Утро, чуть день брезжится.

      В критической литературе о «Горе от ума» были попытки точно определить время действия комедии. В издании пьесы 1875 го­да под редакцией И. Д. Гарусова, на основании некоторых списков комедии, помечено: «Действие происходит... спустя десять лет после войны 1812 года, т. е. в 1822 г.» (Грибоедов А. С. Горе от ума. СПб., 1875, с. 138). С этим определением нельзя согласиться по той причине, что — как это будет показано ниже — в комедии мы находим отклики на события и более поздних лет, 1823 и даже 1824 года. Очевидно, драматург не стремился к точному обозначению времени действия — для него было достаточно воссоздать дух эпохи начала 1820-х годов, которая последующими поколениями воспринималась как преддекабристская.

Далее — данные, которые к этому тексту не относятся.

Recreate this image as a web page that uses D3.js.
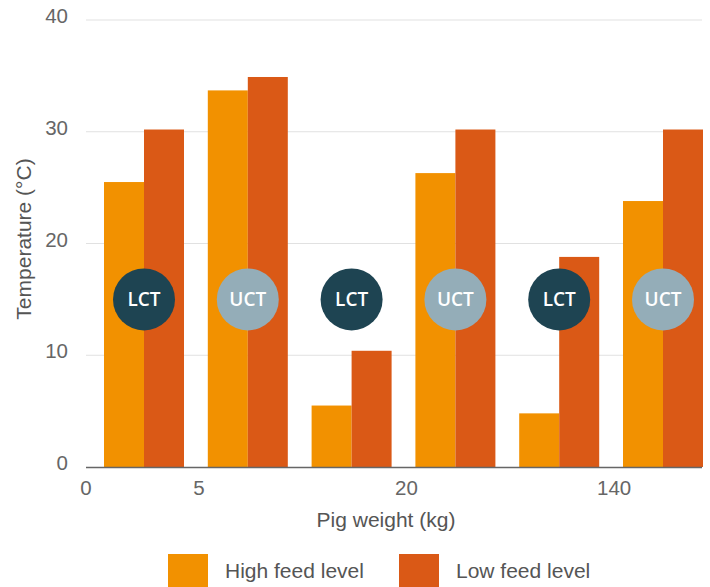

      В первоначальной редакции время действия было отнесено к великопостным дням (см. реплики: «Великий пост и вдруг обед» — II, 126 и «Великий пост, так балу дать нельзя» — II, 148, исключенные, очевидно, по цензурным соображениям: упоминание со сцены — да еще в таком контексте — церковного ритуала было совершенно недопустимо). Как бы то ни было, изменив эти реплики, Грибоедов перенес время действия в декабрьские или январские дни: вспомним, что Загорецкий в третьем действии комедии упоминает о «завтрашнем спектакле» (театры же на великопостные и пасхальные дни закрывались).
      Все действие комедии происходит в течение одних суток, начинаясь на рассвете одного зимнего дня и заканчиваясь под утро следующего. Но день этот предстает в произведении мгновением эпохи. Сказанное выше о пространстве комедии справедливо и в отношении ее реального времени. И здесь, формально соблюдая классицистическое «единство времени», драматург добивается лишь концентрации сценического действия. Впрочем, вовсе не обязательно данное «единство» связывать только с классицистическим каноном. Достаточно сказать, что в трагикомедии Шекспира «Буря», одном из любимейших произведений Грибоедова, все события также укладываются в рамки одного дня.
      В «Горе от ума» сама избранная автором драматическая коллизия требовала жесткого ограничения сценического времени. Лишь один день понадобился возвратившемуся в родной дом, к любимой девушке Чацкому для того, чтобы отрезвиться «сполна от слепоты своей, от смутнейшего сна».

Л и з а

(Вдруг просыпается, встает с кресел, оглядывается.)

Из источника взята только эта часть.